La honra de la pareja presidencial está en entredicho. La presunción constitucional de inocencia se difumina en su perjuicio. El veredicto popular resulta inapelable: los dos son culpables de tráfico de influencias y de corrupción, a menos que demuestren lo contrario. El tono y el tino de las explicaciones fueron desafortunados y se revirtieron en su perjuicio.
El ardor popular se agravó con el silencio resultante del lacónico ‘caso cerrado’. La solución habría sido una transparencia total, como lo ordena el texto constitucional. Optaron por actuar en sentido opuesto, suponiendo con perfidia que el tiempo borraría los estragos ocasionados. El resultado ha sido el indeseado, el peor de todos.
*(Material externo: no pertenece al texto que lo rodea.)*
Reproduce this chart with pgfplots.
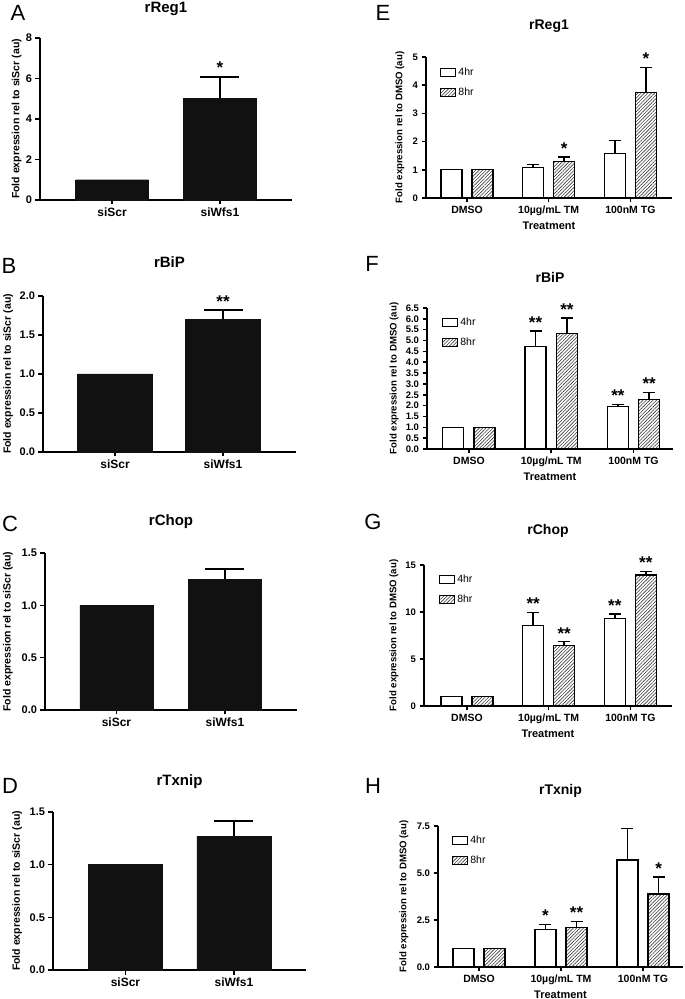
\documentclass[border=0pt]{standalone}
\usepackage{fontspec}
\setmainfont{Liberation Sans}
\usepackage{pgfplots}
\pgfplotsset{compat=1.18}
\usetikzlibrary{patterns.meta}

\definecolor{barblack}{HTML}{111111}
\definecolor{hatch}{HTML}{3A3A3A}

\pgfplotsset{
  panel/.style={
    scale only axis, clip=false, ymin=0, anchor=south west,
    axis x line*=bottom, axis y line*=left,
    axis line style={line width=1.8pt, -},
    every tick/.append style={line width=1.5pt, black},
    major tick length=4.5pt, tick align=outside,
    /pgf/number format/assume math mode=true,
    title style={font=\bfseries\fontsize{15}{16}\selectfont, anchor=center},
    ylabel style={anchor=center},
  },
  leftpanel/.style={panel,
    xtick={0,1}, xticklabels={siScr,siWfs1},
    ylabel={Fold expression rel to siScr (au)},
    ylabel style={font=\bfseries\fontsize{10.5}{11}\selectfont},
    x tick label style={font=\bfseries\fontsize{12}{13}\selectfont},
    y tick label style={font=\bfseries\fontsize{11}{12}\selectfont},
  },
  rightpanel/.style={panel,
    xtick={0,1,2}, xticklabels={DMSO,10µg/mL TM,100nM TG},
    ylabel={Fold expression rel to DMSO (au)},
    xlabel={Treatment},
    title style={font=\bfseries\fontsize{14}{15}\selectfont},
    ylabel style={font=\bfseries\fontsize{9.6}{10}\selectfont},
    xlabel style={font=\bfseries\fontsize{11}{12}\selectfont, at={(axis description cs:0.5,-0.195)}, anchor=center},
    x tick label style={font=\bfseries\fontsize{10.5}{11}\selectfont},
    y tick label style={font=\bfseries\fontsize{9.5}{10}\selectfont},
    legend style={draw=none, fill=none, inner sep=0pt, row sep=7pt,
      font=\fontsize{10.5}{11}\selectfont, anchor=north west,
      /tikz/every even column/.append style={column sep=6pt}},
    legend cell align=left,
  },
  errL/.style={/pgfplots/error bars/y dir=plus, /pgfplots/error bars/y explicit,
    /pgfplots/error bars/error bar style={line width=1.8pt, black},
    /pgfplots/error bars/error mark options={rotate=90, line width=1.8pt, mark size=19.5pt, black}},
  errR/.style={/pgfplots/error bars/y dir=plus, /pgfplots/error bars/y explicit,
    /pgfplots/error bars/error bar style={line width=1.5pt, black},
    /pgfplots/error bars/error mark options={rotate=90, line width=1.5pt, mark size=6pt, black}},
  leftbar/.style={ybar, bar width=73pt, bar shift=0pt, fill=barblack, draw=barblack, errL},
  rb4/.style={ybar, bar width=21pt, bar shift=0pt, fill=white, draw=black, line width=1.3pt, errR},
  rb8/.style={ybar, bar width=21pt, bar shift=0pt, draw=black, line width=1.3pt,
    pattern={Lines[angle=45, distance=2.4pt, line width=0.6pt]}, pattern color=hatch, errR},
  stars/.style={ybar, bar width=0pt, bar shift=0pt, draw=none, fill=none, forget plot,
    point meta=explicit symbolic, nodes near coords,
    every node near coord/.append style={font=\bfseries\fontsize{17}{17}\selectfont, black, inner sep=2.5pt}},
  leg4/.style={legend image code/.code={\draw[fill=white, draw=black, line width=1.2pt] (0pt,-4pt) rectangle (15pt,4pt);}},
  leg8/.style={legend image code/.code={\draw[draw=black, line width=1.2pt, pattern={Lines[angle=45, distance=2.4pt, line width=0.6pt]}, pattern color=hatch] (0pt,-4pt) rectangle (15pt,4pt);}},
}

\begin{document}
\begin{tikzpicture}
\useasboundingbox (0pt,0pt) rectangle (685pt,999pt);

% panel letters
\node[font=\fontsize{22}{22}\selectfont, inner sep=0pt] at (18pt,986pt) {A};
\node[font=\fontsize{22}{22}\selectfont, inner sep=0pt] at (9pt,733pt) {B};
\node[font=\fontsize{22}{22}\selectfont, inner sep=0pt] at (10pt,475pt) {C};
\node[font=\fontsize{22}{22}\selectfont, inner sep=0pt] at (10pt,213pt) {D};
\node[font=\fontsize{22}{22}\selectfont, inner sep=0pt] at (383pt,986pt) {E};
\node[font=\fontsize{22}{22}\selectfont, inner sep=0pt] at (372pt,735pt) {F};
\node[font=\fontsize{22}{22}\selectfont, inner sep=0pt] at (373pt,477pt) {G};
\node[font=\fontsize{22}{22}\selectfont, inner sep=0pt] at (373pt,213pt) {H};

% ---------------- A
\begin{axis}[leftpanel, at={(40pt,799pt)}, width=252pt, height=162pt,
  xmin=-0.667, xmax=1.667, ymax=8, ytick={0,2,4,6,8},
  title={rReg1}, title style={at={(axis description cs:0.5,1)}, yshift=23pt},
  ylabel style={at={(axis description cs:-0.093,0.5)}}]
\addplot[leftbar] coordinates {(0,1.0) (1,5.02) +- (0,1.07)};
\addplot[stars] coordinates {(1,6.09) [*]};
\end{axis}

% ---------------- B
\begin{axis}[leftpanel, at={(43pt,547pt)}, width=253pt, height=156pt,
  xmin=-0.667, xmax=1.676, ymax=2, ytick={0,0.5,1,1.5,2},
  yticklabel style={/pgf/number format/.cd, fixed, fixed zerofill, precision=1},
  title={rBiP}, title style={at={(axis description cs:0.5,1)}, yshift=28pt},
  ylabel style={at={(axis description cs:-0.138,0.5)}}]
\addplot[leftbar, bar width=75pt] coordinates {(0,1.0) (1,1.705) +- (0,0.115)};
\addplot[stars] coordinates {(1,1.82) [**]};
\end{axis}

% ---------------- C
\begin{axis}[leftpanel, at={(45pt,289pt)}, width=252pt, height=157pt,
  xmin=-0.659, xmax=1.664, ymax=1.5, ytick={0,0.5,1,1.5},
  yticklabel style={/pgf/number format/.cd, fixed, fixed zerofill, precision=1},
  title={rChop}, title style={at={(axis description cs:0.5,1)}, yshift=25pt},
  ylabel style={at={(axis description cs:-0.147,0.5)}}]
\addplot[leftbar] coordinates {(0,1.0) (1,1.25) +- (0,0.10)};
\end{axis}

% ---------------- D
\begin{axis}[leftpanel, at={(53pt,29pt)}, width=253pt, height=158pt,
  xmin=-0.668, xmax=1.664, ymax=1.5, ytick={0,0.5,1,1.5},
  yticklabel style={/pgf/number format/.cd, fixed, fixed zerofill, precision=1},
  title={rTxnip}, title style={at={(axis description cs:0.5,1)}, yshift=24pt},
  ylabel style={at={(axis description cs:-0.142,0.5)}}]
\addplot[leftbar, bar width=74pt] coordinates {(0,1.0) (1,1.27) +- (0,0.145)};
\end{axis}

% ---------------- E  (4hr at group-0.19, 8hr at group+0.19)
\begin{axis}[rightpanel, at={(426pt,801pt)}, width=246pt, height=141pt,
  xmin=-0.502, xmax=2.51, ymax=5, ytick={0,1,2,3,4,5},
  title={rReg1}, title style={at={(axis description cs:0.5,1)}, yshift=25pt},
  ylabel style={at={(axis description cs:-0.106,0.5)}},
  legend style={at={(axis description cs:0.057,0.94)}}]
\addlegendimage{leg4}
\addlegendimage{leg8}
\addplot[rb4, forget plot] coordinates {(-0.19,1.0) (0.81,1.09) +- (0,0.10) (1.81,1.58) +- (0,0.45)};
\addplot[rb8, forget plot] coordinates {(0.19,1.0) (1.19,1.29) +- (0,0.16) (2.19,3.75) +- (0,0.88)};
\addplot[stars] coordinates {(1.19,1.45) [*] (2.19,4.63) [*]};
\legend{4hr,8hr}
\end{axis}

% ---------------- F
\begin{axis}[rightpanel, at={(427pt,550pt)}, width=246pt, height=141pt,
  xmin=-0.51, xmax=2.48, ymax=6.5, ytick={0,0.5,1,1.5,2,2.5,3,3.5,4,4.5,5,5.5,6,6.5},
  yticklabel style={/pgf/number format/.cd, fixed, fixed zerofill, precision=1},
  title={rBiP}, title style={at={(axis description cs:0.5,1)}, yshift=25pt},
  ylabel style={at={(axis description cs:-0.134,0.5)}},
  legend style={at={(axis description cs:0.061,0.945)}}]
\addlegendimage{leg4}
\addlegendimage{leg8}
\addplot[rb4, forget plot] coordinates {(-0.19,1.0) (0.81,4.71) +- (0,0.74) (1.81,1.95) +- (0,0.11)};
\addplot[rb8, forget plot] coordinates {(0.19,1.0) (1.19,5.33) +- (0,0.72) (2.19,2.27) +- (0,0.33)};
\addplot[stars] coordinates {(0.81,5.45) [**] (1.81,2.06) [**] (1.19,6.05) [**] (2.19,2.60) [**]};
\legend{4hr,8hr}
\end{axis}

% ---------------- G
\begin{axis}[rightpanel, at={(424pt,293pt)}, width=248pt, height=141pt,
  xmin=-0.526, xmax=2.51, ymax=15, ytick={0,5,10,15},
  title={rChop}, title style={at={(axis description cs:0.5,1)}, yshift=28pt},
  ylabel style={at={(axis description cs:-0.121,0.5)}},
  legend style={at={(axis description cs:0.06,0.945)}}]
\addlegendimage{leg4}
\addlegendimage{leg8}
\addplot[rb4, forget plot] coordinates {(-0.19,1.0) (0.81,8.54) +- (0,1.42) (1.81,9.33) +- (0,0.46)};
\addplot[rb8, forget plot] coordinates {(0.19,1.0) (1.19,6.41) +- (0,0.43) (2.19,13.94) +- (0,0.35)};
\addplot[stars] coordinates {(0.81,9.96) [**] (1.81,9.79) [**] (1.19,6.84) [**] (2.19,14.29) [**]};
\legend{4hr,8hr}
\end{axis}

% ---------------- H
\begin{axis}[rightpanel, at={(438pt,32pt)}, width=245pt, height=141pt,
  xmin=-0.5, xmax=2.488, ymax=7.5, ytick={0,2.5,5,7.5},
  yticklabel style={/pgf/number format/.cd, fixed, fixed zerofill, precision=1},
  title={rTxnip}, title style={at={(axis description cs:0.5,1)}, yshift=29pt},
  ylabel style={at={(axis description cs:-0.139,0.5)}},
  legend style={at={(axis description cs:0.057,0.945)}}]
\addlegendimage{leg4}
\addlegendimage{leg8}
\addplot[rb4, forget plot] coordinates {(-0.19,1.0) (0.81,2.0) +- (0,0.27) (1.81,5.69) +- (0,1.68)};
\addplot[rb8, forget plot] coordinates {(0.19,1.0) (1.19,2.11) +- (0,0.30) (2.19,3.88) +- (0,0.92)};
\addplot[stars] coordinates {(0.81,2.27) [*] (1.19,2.41) [**] (2.19,4.80) [*]};
\legend{4hr,8hr}
\end{axis}

\end{tikzpicture}
\end{document}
La sensación de que nos mintieron es descomunal.
La suspicacia caracteriza la vinculación de los ciudadanos con la clase política. ‘Confía en tus instituciones’ es una frase distante, propia de un adoctrinamiento fascista trasnochado. Más transparencia y menos cerrazón es lo que demandamos de la clase política. Si la corrupción carcome los cimientos del Estado de Derecho y la confianza en las instituciones públicas, a los gobernantes compete restaurar la confianza perdida. Lo contrario agravia: es continuar jugándonos el dedo en la boca.
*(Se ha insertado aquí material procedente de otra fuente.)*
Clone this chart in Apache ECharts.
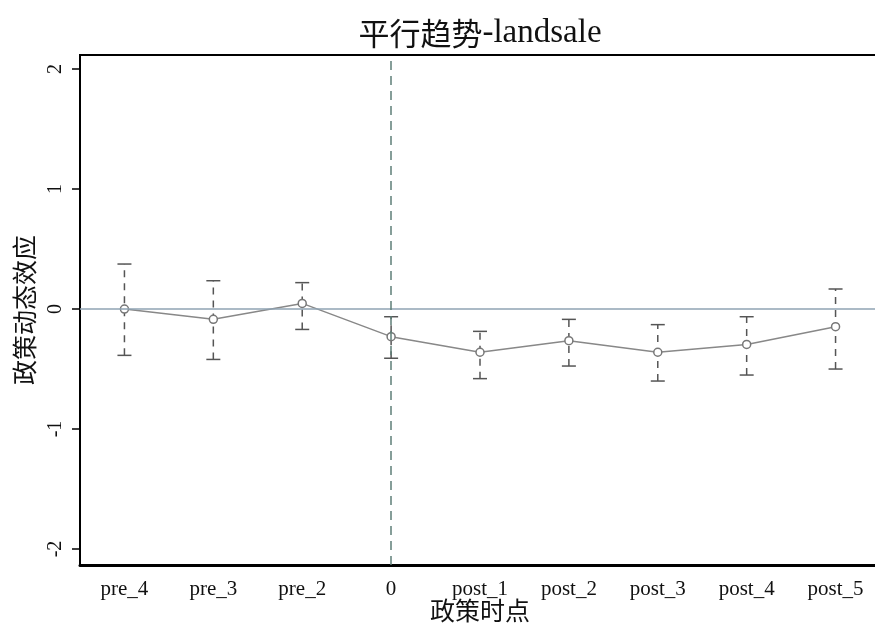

Pocos -¿los hubo?- creyeron la versión de que a la señora Angélica Rivera se le pagaron $130 millones por un contrato de exclusividad. Era obligado llevar la sospecha al ámbito legal. ¿Fue cierto que ella declaró esa cantidad para efectos del ISR de 2010? ¿Fue cierto que la televisora le retuvo $13 millones, equivalente al 10% de esos honorarios? ¿La declaración de impuestos que nos mostró es verdadera, es decir, es la misma que el SAT tiene en su poder? ¿Por qué creerle a ciegas? ¿Sólo porque lo dijo ella y publicó una fotocopia de una declaración que quizá seahechiza? Al final, esa declaración es un simple formulario que se llena, rellena, corrige e imprime cuantas veces sea necesario, sin repercusión fiscal alguna.
Angélica Rivera sólo exhibió la declaración de impuestos. Para creerle por completo tuvo que exhibir, al menos, el contrato de exclusividad con la empresa de televisión, las transferencias por $130 millones recibidas en sus cuentas bancarias, y lo más importante, las constancias de retención del ISR por $13 millones equivalentes al 10% de los honorarios que se le pagaron.
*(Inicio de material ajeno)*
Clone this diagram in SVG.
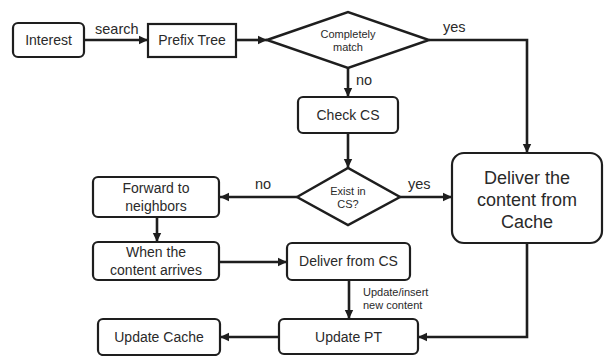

Ninguno de estos otros papeles se exhibieron. Según ella y los asesores del presidente Peña Nieto, la sola declaración de impuesto de 2010 era suficiente. Por lo tanto, tendríamos que creer en su palabra y atenernos a la expresión: ‘caso cerrado’. Sin embargo, desde el punto de vista legal no es así de fácil. Faltan pruebas que los exculpen de las sospechas de tráfico de influencias y de corrupción De no exhibirlas, la duda los seguirá acosando.
La pareja presidencial ya no goza del encanto porfiriano de otros días. Por esto conviene que hagan efectiva la presunción de inocencia en su favor. El SAT es la única autoridad que puede confirmar si la declaración de impuestos de Angélica Rivera es verdadera, y si los datos e información que en ella se contienen son correctos y válidos. Continuar con la opacidad no es una opción que los beneficie. La transparencia en el actuar de los órganos del Estado y de los funcionarios públicos es un mandato constitucional.
¿Nos mintió Angélica Rivera? Dados los indicios que existen y la sospecha generalizada en su contra, el veredicto hasta hoy es que sí. En ella está convencernos de lo contrario.